• **Exercise task**
Copy each line of the data below exactly, leaving out pictures.

• **Material provided**
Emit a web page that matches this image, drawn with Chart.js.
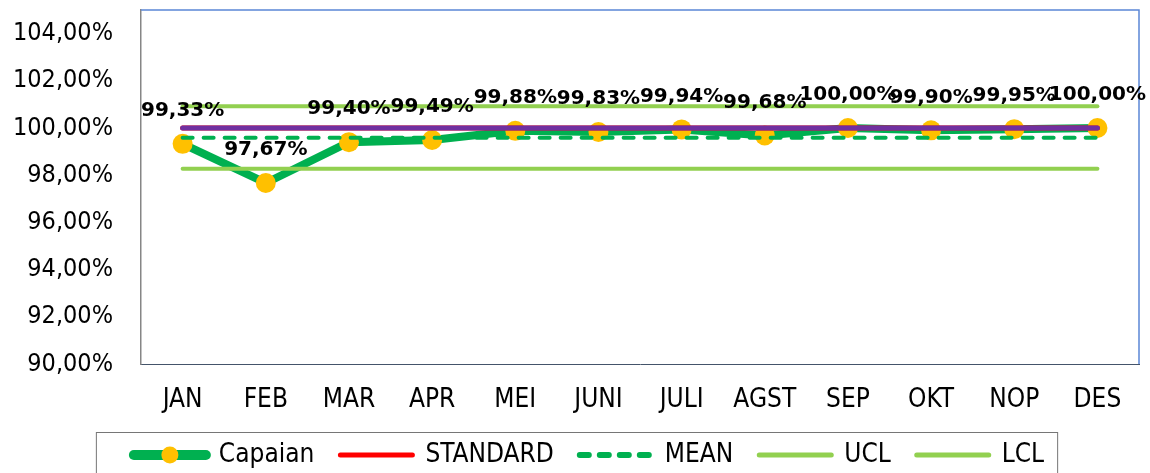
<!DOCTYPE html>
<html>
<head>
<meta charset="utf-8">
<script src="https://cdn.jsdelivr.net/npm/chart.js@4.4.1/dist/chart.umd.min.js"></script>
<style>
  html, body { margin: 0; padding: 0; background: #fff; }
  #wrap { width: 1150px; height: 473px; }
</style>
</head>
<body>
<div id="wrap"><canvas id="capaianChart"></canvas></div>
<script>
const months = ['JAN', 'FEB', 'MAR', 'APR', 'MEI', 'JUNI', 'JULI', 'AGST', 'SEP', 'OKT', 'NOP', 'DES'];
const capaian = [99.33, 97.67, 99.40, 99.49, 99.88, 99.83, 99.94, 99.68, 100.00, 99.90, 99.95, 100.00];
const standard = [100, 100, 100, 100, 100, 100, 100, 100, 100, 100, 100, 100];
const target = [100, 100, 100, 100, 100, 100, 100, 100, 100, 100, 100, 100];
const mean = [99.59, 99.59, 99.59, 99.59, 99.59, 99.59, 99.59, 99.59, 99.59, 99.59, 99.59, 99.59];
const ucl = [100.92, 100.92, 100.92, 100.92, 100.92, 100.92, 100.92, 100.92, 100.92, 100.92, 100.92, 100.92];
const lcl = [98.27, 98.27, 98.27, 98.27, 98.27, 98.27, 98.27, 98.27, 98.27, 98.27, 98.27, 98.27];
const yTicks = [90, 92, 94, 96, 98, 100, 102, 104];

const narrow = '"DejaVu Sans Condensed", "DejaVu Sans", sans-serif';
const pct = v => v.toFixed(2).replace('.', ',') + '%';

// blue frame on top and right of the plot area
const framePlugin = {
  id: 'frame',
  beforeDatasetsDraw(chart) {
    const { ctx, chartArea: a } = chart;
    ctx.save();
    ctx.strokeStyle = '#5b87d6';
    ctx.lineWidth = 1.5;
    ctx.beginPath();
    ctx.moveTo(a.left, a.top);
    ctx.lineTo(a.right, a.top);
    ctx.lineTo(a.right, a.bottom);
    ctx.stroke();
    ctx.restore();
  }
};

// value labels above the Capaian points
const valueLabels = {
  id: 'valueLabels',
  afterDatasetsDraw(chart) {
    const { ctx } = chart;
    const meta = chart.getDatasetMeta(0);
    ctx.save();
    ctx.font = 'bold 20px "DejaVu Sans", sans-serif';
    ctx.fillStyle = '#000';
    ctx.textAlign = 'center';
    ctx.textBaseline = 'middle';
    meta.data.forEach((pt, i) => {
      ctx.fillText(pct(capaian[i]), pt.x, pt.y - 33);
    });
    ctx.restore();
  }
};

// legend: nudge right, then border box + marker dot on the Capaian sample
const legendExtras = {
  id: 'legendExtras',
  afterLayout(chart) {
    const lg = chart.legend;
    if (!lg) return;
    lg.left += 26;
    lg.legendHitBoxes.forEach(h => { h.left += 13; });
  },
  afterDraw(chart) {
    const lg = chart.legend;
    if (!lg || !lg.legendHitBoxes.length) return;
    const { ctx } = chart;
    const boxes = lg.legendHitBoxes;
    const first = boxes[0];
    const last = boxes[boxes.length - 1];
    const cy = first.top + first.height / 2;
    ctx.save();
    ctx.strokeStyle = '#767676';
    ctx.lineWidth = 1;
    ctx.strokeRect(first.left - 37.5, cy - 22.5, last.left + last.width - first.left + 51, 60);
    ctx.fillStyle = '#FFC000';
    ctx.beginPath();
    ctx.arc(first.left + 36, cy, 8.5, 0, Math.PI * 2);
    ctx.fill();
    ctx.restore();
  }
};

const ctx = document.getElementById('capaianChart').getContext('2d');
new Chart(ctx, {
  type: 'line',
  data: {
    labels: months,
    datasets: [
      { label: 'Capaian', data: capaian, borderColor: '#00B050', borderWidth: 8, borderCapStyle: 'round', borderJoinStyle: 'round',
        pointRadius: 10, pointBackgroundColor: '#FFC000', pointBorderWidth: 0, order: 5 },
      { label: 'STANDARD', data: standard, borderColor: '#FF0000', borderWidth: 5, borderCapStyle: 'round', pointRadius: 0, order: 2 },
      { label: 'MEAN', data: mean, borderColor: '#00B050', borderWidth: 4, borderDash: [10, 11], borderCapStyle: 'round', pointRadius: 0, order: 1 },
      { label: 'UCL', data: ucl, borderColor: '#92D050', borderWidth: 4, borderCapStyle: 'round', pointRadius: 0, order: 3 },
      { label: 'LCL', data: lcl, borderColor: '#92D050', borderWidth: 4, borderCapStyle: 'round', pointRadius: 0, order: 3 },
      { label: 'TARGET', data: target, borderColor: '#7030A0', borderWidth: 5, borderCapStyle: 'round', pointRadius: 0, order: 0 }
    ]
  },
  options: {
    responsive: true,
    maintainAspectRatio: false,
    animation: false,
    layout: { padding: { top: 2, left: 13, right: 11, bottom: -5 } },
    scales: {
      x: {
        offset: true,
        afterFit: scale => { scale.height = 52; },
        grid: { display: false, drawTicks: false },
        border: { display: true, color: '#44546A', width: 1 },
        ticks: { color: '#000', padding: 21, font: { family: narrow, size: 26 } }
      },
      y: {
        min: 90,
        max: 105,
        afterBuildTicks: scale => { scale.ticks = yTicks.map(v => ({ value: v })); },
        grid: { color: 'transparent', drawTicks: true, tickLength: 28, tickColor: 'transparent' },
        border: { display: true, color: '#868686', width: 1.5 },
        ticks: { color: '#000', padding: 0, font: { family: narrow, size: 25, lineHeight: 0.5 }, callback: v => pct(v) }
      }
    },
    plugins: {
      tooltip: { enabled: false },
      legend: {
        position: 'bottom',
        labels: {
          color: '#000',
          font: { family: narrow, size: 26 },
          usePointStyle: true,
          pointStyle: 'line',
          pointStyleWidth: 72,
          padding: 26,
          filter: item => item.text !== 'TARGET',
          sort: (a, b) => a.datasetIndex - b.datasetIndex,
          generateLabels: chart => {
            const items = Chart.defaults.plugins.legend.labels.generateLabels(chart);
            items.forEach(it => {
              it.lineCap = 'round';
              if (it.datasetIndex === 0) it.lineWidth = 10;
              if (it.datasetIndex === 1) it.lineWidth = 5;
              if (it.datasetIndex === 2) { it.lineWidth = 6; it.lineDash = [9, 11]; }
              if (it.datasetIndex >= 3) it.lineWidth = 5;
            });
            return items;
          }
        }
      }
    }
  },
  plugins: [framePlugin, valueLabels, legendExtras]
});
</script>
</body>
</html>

• **Written response**
Emit a web page that matches this image, drawn with Chart.js.
<!DOCTYPE html>
<html>
<head>
<meta charset="utf-8">
<script src="https://cdn.jsdelivr.net/npm/chart.js@4.4.1/dist/chart.umd.min.js"></script>
<style>
  html, body { margin: 0; padding: 0; background: #fff; }
  #wrap { width: 1150px; height: 473px; }
</style>
</head>
<body>
<div id="wrap"><canvas id="capaianChart"></canvas></div>
<script>
const months = ['JAN', 'FEB', 'MAR', 'APR', 'MEI', 'JUNI', 'JULI', 'AGST', 'SEP', 'OKT', 'NOP', 'DES'];
const capaian = [99.33, 97.67, 99.40, 99.49, 99.88, 99.83, 99.94, 99.68, 100.00, 99.90, 99.95, 100.00];
const standard = [100, 100, 100, 100, 100, 100, 100, 100, 100, 100, 100, 100];
const target = [100, 100, 100, 100, 100, 100, 100, 100, 100, 100, 100, 100];
const mean = [99.59, 99.59, 99.59, 99.59, 99.59, 99.59, 99.59, 99.59, 99.59, 99.59, 99.59, 99.59];
const ucl = [100.92, 100.92, 100.92, 100.92, 100.92, 100.92, 100.92, 100.92, 100.92, 100.92, 100.92, 100.92];
const lcl = [98.27, 98.27, 98.27, 98.27, 98.27, 98.27, 98.27, 98.27, 98.27, 98.27, 98.27, 98.27];
const yTicks = [90, 92, 94, 96, 98, 100, 102, 104];

const narrow = '"DejaVu Sans Condensed", "DejaVu Sans", sans-serif';
const pct = v => v.toFixed(2).replace('.', ',') + '%';

// blue frame on top and right of the plot area
const framePlugin = {
  id: 'frame',
  beforeDatasetsDraw(chart) {
    const { ctx, chartArea: a } = chart;
    ctx.save();
    ctx.strokeStyle = '#5b87d6';
    ctx.lineWidth = 1.5;
    ctx.beginPath();
    ctx.moveTo(a.left, a.top);
    ctx.lineTo(a.right, a.top);
    ctx.lineTo(a.right, a.bottom);
    ctx.stroke();
    ctx.restore();
  }
};

// value labels above the Capaian points
const valueLabels = {
  id: 'valueLabels',
  afterDatasetsDraw(chart) {
    const { ctx } = chart;
    const meta = chart.getDatasetMeta(0);
    ctx.save();
    ctx.font = 'bold 20px "DejaVu Sans", sans-serif';
    ctx.fillStyle = '#000';
    ctx.textAlign = 'center';
    ctx.textBaseline = 'middle';
    meta.data.forEach((pt, i) => {
      ctx.fillText(pct(capaian[i]), pt.x, pt.y - 33);
    });
    ctx.restore();
  }
};

// legend: nudge right, then border box + marker dot on the Capaian sample
const legendExtras = {
  id: 'legendExtras',
  afterLayout(chart) {
    const lg = chart.legend;
    if (!lg) return;
    lg.left += 26;
    lg.legendHitBoxes.forEach(h => { h.left += 13; });
  },
  afterDraw(chart) {
    const lg = chart.legend;
    if (!lg || !lg.legendHitBoxes.length) return;
    const { ctx } = chart;
    const boxes = lg.legendHitBoxes;
    const first = boxes[0];
    const last = boxes[boxes.length - 1];
    const cy = first.top + first.height / 2;
    ctx.save();
    ctx.strokeStyle = '#767676';
    ctx.lineWidth = 1;
    ctx.strokeRect(first.left - 37.5, cy - 22.5, last.left + last.width - first.left + 51, 60);
    ctx.fillStyle = '#FFC000';
    ctx.beginPath();
    ctx.arc(first.left + 36, cy, 8.5, 0, Math.PI * 2);
    ctx.fill();
    ctx.restore();
  }
};

const ctx = document.getElementById('capaianChart').getContext('2d');
new Chart(ctx, {
  type: 'line',
  data: {
    labels: months,
    datasets: [
      { label: 'Capaian', data: capaian, borderColor: '#00B050', borderWidth: 8, borderCapStyle: 'round', borderJoinStyle: 'round',
        pointRadius: 10, pointBackgroundColor: '#FFC000', pointBorderWidth: 0, order: 5 },
      { label: 'STANDARD', data: standard, borderColor: '#FF0000', borderWidth: 5, borderCapStyle: 'round', pointRadius: 0, order: 2 },
      { label: 'MEAN', data: mean, borderColor: '#00B050', borderWidth: 4, borderDash: [10, 11], borderCapStyle: 'round', pointRadius: 0, order: 1 },
      { label: 'UCL', data: ucl, borderColor: '#92D050', borderWidth: 4, borderCapStyle: 'round', pointRadius: 0, order: 3 },
      { label: 'LCL', data: lcl, borderColor: '#92D050', borderWidth: 4, borderCapStyle: 'round', pointRadius: 0, order: 3 },
      { label: 'TARGET', data: target, borderColor: '#7030A0', borderWidth: 5, borderCapStyle: 'round', pointRadius: 0, order: 0 }
    ]
  },
  options: {
    responsive: true,
    maintainAspectRatio: false,
    animation: false,
    layout: { padding: { top: 2, left: 13, right: 11, bottom: -5 } },
    scales: {
      x: {
        offset: true,
        afterFit: scale => { scale.height = 52; },
        grid: { display: false, drawTicks: false },
        border: { display: true, color: '#44546A', width: 1 },
        ticks: { color: '#000', padding: 21, font: { family: narrow, size: 26 } }
      },
      y: {
        min: 90,
        max: 105,
        afterBuildTicks: scale => { scale.ticks = yTicks.map(v => ({ value: v })); },
        grid: { color: 'transparent', drawTicks: true, tickLength: 28, tickColor: 'transparent' },
        border: { display: true, color: '#868686', width: 1.5 },
        ticks: { color: '#000', padding: 0, font: { family: narrow, size: 25, lineHeight: 0.5 }, callback: v => pct(v) }
      }
    },
    plugins: {
      tooltip: { enabled: false },
      legend: {
        position: 'bottom',
        labels: {
          color: '#000',
          font: { family: narrow, size: 26 },
          usePointStyle: true,
          pointStyle: 'line',
          pointStyleWidth: 72,
          padding: 26,
          filter: item => item.text !== 'TARGET',
          sort: (a, b) => a.datasetIndex - b.datasetIndex,
          generateLabels: chart => {
            const items = Chart.defaults.plugins.legend.labels.generateLabels(chart);
            items.forEach(it => {
              it.lineCap = 'round';
              if (it.datasetIndex === 0) it.lineWidth = 10;
              if (it.datasetIndex === 1) it.lineWidth = 5;
              if (it.datasetIndex === 2) { it.lineWidth = 6; it.lineDash = [9, 11]; }
              if (it.datasetIndex >= 3) it.lineWidth = 5;
            });
            return items;
          }
        }
      }
    }
  },
  plugins: [framePlugin, valueLabels, legendExtras]
});
</script>
</body>
</html>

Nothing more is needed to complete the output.